•    3)La jurisprudence des arrêts

    La jurisprudence des arrêts a également contribué à la création de l’ancien droit privé français et, dès le XVIe siècle au moins, elle a été pleinement reconnue comme source du droit. Jusqu’au XIIIe-XIVe siècles, les jugements, censés exposer purement et simplement le contenu de la coutume, restaient dépourvus de valeur propre et ne servaient qu’à établir la preuve des dispositions coutumières, reconnues notoires lorsqu’elles étaient consacrées par une décision judiciaire.

    Au XIIIe-XIVe siècles, les précédents judiciaires ont commencé par jouer un rôle dans la fixation de la procédure, et c’est d’abord à ce titre qu’ils ont été invoqués par les plaideurs et consignés dans les premiers recueils de jurisprudence, ou styles, comme celui de l’avocat parisien Guillaume Du Breuil. Une autorité plus forte s’attachait aux arrêts de règlement, décisions à caractère général qu’un parlement rendait soit à l’occasion d’un procès, soit en dehors de toute affaire contentieuse, notamment lors de l’enregistrement des actes royaux, sur réquisition de son procureur général.

    L’autorité de la jurisprudence trouvait cependant des limites, d’abord dans sa diversité, reflet de pluralité des cours souveraines. L’influence de la jurisprudence était également bornée par l’absence de motivation des arrêts, qui ne permettait pas de connaitre avec précision les raisons qui avaient la Cour à prendre sa décision et en rendait aléatoire l’interprétation. Enfin, faute de publication régulière, la connaissance même des arrêts restait difficile.
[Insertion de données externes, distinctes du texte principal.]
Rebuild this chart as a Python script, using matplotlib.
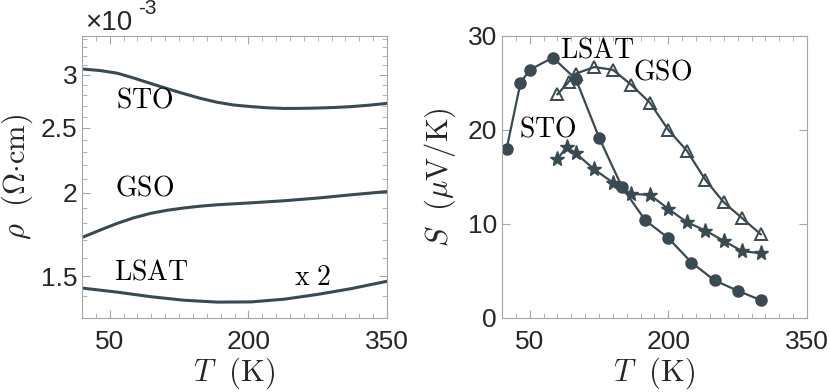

    Avec le développement de l’imprimerie, les recueils d’arrêts ont été publiés en grand nombre. Des arrêts étaient également cités et étudiés dans les commentaires de coutumes, les traités spécialisés et les recueils de plaidoiries d’avocats. Au XVIIe-XVIIIe siècles, la jurisprudence a été abondamment exposée aussi sous la forme de dictionnaires ou de recueils de questions de droit, qui, comme pour les coutumes, témoignent d’un effort de comparaison et de synthèse.

    Mais ces ouvrages, sauf exception, ne donnaient pas le texte intégral des arrêts, dont ils se bornaient à résumer la substance et à proposer un commentaire souvent succinct, avec des références parfois approximatives, des interprétations contestables, et les magistratsjugeaient sévèrement le travail des arrêtistes. La doctrine, dans un système juridique pluraliste, demeurait omniprésente, pour commenter les coutumes, les ordonnances, les arrêts, pour harmoniser et synthétiser les différentes sources et faire du droit français un ensemble aussi cohérent que possible.